The purpose is, of course, to confine the jury's consideration of the matters involved to the evidence produced in court.
Our court has passed upon the question in State v. Lindeman, 64 N.D. 518, 254 N.W. 276, 93 A.L.R. 1442. Defendant was charged with engaging in the liquor traffic. Some labeled bottles, which had been marked and used in another case but were not admitted in evidence in this case, came into possession of the jury. That was held to be in this case prejudicial error.
Jensen v. Dikel, 244 Minn. 71, 69 N.W. 2d 108, 115, was a damage action caused by the collision of two automobiles.
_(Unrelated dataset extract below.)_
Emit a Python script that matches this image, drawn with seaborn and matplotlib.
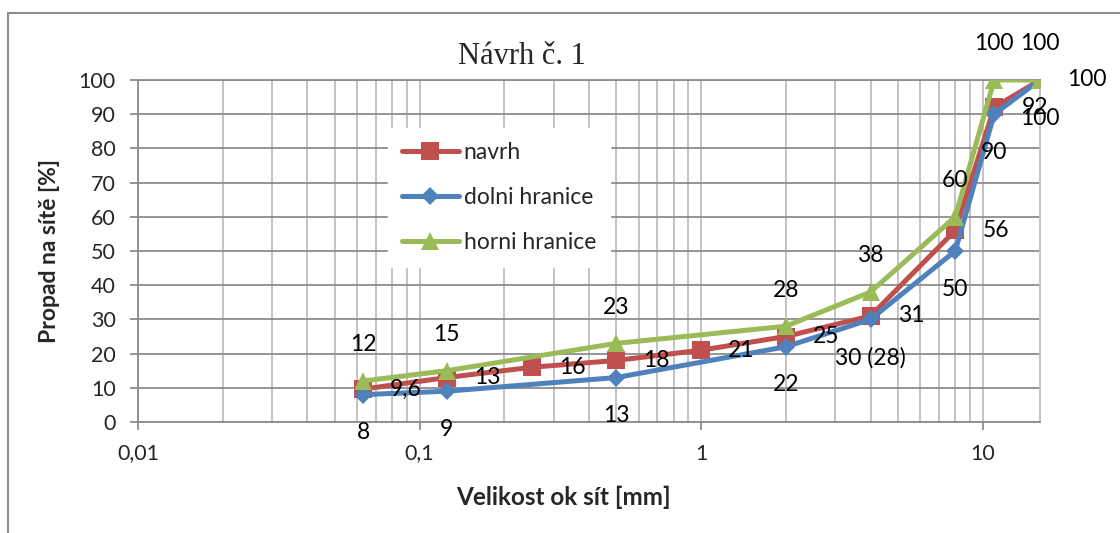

The condition of the automobiles after the accident were presented to the jury showing the separation of parts of the steering apparatus, making the defendant unable to steer the car, which therefore ran into the plaintiff's car. Before the jury retired one of the jurors requested a screw driver and pliers to take with him into the jury room. The screw driver and pliers were used by the juror in an experiment to determine the workability of these parts of the automobile defendant was driving and found they could not be separated. The court held that:
"Where, as here, the jury, with the approval of the court, is given tools or other objects which were not even present at the trial or which were not used to aid the jury in its understanding of testimony, it is our opinion that the supervisory duties of the court require it to safeguard the rights of all parties by obtaining their consent to such action. * * * And because the record here is silent as to the consent of the parties, we cannot assume that this plaintiff consented to the use of the screw driver and pliers by the jury. We conclude that the trial court's action objected to by plaintiff was prejudicial to her and necessitates a new trial."
Here we have a ruler and a string that was provided for the jury without consent or knowledge of any of the parties. With that ruler and string an experiment appears to have been made by attempting to reproduce the way the electric wire hung across Broadway at the time of the accident. The condition, however, would be so different from the actual condition of the electric cable over the street that the results of the experiment could well be inaccurate and misleading. To allow an experiment of that kind by the jury is prejudicial error, entitling the plaintiff to a new trial.
In his motion for new trial plaintiff specified other errors which were not considered by the trial court. He asks that these specifications be considered on this appeal. However, since these specifications relate to incidents which are unlikely to arise upon a new trial we see no occasion to do so.
The order of the trial court granting a new trial is affirmed.